Possible implications and unresolved matters

It has become common practice for banks to include in its legal documentation today clauses which entitle the bank to disclose information about the borrower and the banking facilities and information regarding the moneys or other relevant particulars of the borrower’s accounts with the bank to, inter alia, relevant security parties.

While such disclosure clauses are usually advantageous to the bank, it has yet to be decided whether such disclosure clauses, which are in effect written consent to disclosure from the borrower, allow for the common law doctrine of limited duty of disclosure to apply. In exceptional situations where the bank had such contractual rights of disclosure and where there were ‘unusual features’ in its transactions with the borrower, it is possible that a court may find the bank bound to disclose information to the surety, failing which the security would be rendered unenforceable.
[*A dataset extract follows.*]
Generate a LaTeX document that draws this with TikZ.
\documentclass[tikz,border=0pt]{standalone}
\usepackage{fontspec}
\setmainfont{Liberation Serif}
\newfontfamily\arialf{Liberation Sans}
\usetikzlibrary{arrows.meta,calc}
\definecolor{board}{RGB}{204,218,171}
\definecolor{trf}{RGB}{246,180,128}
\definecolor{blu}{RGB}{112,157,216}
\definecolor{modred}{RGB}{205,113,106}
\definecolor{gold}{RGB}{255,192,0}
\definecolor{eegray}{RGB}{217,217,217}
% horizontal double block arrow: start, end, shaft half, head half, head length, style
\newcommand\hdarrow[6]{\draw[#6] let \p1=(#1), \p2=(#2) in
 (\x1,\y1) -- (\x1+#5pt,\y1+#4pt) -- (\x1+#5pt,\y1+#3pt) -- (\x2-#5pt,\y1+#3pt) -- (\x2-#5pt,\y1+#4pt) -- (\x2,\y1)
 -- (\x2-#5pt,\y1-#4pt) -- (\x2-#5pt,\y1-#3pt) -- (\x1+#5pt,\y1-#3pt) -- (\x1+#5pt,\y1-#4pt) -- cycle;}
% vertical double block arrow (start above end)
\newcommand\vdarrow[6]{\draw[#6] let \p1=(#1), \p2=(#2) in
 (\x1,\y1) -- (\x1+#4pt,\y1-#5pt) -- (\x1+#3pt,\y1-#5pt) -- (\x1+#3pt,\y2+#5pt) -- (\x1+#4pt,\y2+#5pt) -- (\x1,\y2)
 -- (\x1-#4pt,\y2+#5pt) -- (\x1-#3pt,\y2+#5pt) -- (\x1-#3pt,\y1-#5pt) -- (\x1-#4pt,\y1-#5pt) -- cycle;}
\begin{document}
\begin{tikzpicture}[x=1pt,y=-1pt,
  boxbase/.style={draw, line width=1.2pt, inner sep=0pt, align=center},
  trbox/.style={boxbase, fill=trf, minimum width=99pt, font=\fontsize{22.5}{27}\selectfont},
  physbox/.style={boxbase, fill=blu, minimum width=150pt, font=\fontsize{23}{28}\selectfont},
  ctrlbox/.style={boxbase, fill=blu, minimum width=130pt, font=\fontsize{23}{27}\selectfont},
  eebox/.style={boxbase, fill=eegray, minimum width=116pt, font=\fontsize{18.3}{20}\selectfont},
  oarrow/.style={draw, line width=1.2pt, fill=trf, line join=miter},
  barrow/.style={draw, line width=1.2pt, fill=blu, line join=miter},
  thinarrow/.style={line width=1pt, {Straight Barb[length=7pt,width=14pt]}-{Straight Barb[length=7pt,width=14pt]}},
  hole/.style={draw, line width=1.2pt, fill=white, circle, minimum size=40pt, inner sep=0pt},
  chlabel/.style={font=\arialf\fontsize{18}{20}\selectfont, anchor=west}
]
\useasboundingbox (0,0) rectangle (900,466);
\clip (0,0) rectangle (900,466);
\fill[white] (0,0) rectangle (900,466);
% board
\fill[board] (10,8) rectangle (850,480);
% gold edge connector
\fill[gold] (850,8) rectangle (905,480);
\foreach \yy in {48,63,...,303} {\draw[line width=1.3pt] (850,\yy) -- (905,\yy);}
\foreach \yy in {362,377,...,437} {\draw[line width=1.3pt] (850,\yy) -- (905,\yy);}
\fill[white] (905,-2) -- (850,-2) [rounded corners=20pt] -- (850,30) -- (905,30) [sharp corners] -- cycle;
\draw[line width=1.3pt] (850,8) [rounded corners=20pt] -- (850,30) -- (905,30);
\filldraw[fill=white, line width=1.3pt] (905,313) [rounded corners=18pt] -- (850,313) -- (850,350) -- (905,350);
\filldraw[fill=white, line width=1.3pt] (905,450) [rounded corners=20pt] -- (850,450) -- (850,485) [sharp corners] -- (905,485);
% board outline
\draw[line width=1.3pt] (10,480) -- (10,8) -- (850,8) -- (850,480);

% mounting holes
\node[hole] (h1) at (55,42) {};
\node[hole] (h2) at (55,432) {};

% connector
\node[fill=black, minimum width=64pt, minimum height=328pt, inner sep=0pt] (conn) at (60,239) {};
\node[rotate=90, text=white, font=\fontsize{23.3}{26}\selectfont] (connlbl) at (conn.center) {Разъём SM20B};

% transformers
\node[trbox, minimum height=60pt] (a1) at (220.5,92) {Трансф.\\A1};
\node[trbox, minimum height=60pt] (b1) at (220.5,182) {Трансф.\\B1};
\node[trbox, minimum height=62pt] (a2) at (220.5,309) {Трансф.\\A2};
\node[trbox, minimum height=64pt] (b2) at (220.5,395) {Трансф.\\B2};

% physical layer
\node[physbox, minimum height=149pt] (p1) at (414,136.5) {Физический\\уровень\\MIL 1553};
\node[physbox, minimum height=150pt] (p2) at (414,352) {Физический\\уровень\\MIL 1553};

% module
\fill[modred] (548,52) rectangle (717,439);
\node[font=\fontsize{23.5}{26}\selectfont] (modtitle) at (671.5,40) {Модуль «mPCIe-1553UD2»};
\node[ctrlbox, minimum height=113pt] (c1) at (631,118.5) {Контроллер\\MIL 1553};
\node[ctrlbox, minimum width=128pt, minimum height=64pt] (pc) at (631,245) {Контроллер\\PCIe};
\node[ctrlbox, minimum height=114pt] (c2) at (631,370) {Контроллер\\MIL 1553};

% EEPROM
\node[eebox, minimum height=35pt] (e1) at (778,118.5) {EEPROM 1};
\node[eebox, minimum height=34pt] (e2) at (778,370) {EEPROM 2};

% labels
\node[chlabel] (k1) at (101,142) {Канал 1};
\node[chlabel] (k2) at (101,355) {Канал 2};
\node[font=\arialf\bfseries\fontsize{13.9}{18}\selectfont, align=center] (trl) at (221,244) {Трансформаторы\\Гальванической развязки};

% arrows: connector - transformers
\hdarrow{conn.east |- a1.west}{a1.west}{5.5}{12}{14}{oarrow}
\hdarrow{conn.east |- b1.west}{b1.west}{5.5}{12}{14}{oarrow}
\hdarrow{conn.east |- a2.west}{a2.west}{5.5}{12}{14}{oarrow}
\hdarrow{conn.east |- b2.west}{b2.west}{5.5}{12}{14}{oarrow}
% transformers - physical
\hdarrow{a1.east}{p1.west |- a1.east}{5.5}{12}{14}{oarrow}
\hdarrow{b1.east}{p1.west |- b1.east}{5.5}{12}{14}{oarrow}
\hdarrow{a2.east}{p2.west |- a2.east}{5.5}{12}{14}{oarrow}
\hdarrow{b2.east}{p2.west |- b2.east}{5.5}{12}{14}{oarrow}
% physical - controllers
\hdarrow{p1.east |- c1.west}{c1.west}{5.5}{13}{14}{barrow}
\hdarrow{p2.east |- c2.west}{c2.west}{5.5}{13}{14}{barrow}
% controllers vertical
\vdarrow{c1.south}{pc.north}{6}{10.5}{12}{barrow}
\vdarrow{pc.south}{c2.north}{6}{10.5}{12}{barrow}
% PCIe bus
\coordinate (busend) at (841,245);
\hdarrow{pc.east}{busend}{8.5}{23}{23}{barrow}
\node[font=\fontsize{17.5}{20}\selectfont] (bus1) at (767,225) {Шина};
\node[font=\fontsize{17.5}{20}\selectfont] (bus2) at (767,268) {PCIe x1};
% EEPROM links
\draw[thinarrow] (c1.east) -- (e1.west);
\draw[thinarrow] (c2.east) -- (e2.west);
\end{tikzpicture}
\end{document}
Further, the High Court’s suggestion of obtaining written consent periodically so long as the security is in force in the Susilawati case raises doubts as to whether the disclosure clause would be regarded as sufficient ‘written consent to disclosure’. While such a statement is merely dicta, the possibility that banks may not be fully protected by such standard disclosure clauses from the duty of confidentiality is enough cause for concern. This is particularly so given that it is an offence to act in contravention of section 47 of the Act.

In conclusion, we echo the High Court’s sentiment in the Susilawati case for amendments to the Act or the enactment of new legislation. There is clearly a need for clarity in the laws of banking secrecy and also guidance for banks so that they may avoid suits from disgruntled third party security providers as well as the criminal liability of banks and bank officers pursuant to the Act. In the meantime, banks should exercise caution when disclosing information and be vigilant in situations which might be unusual or where the third party security provider has no control over the liabilities of the borrower.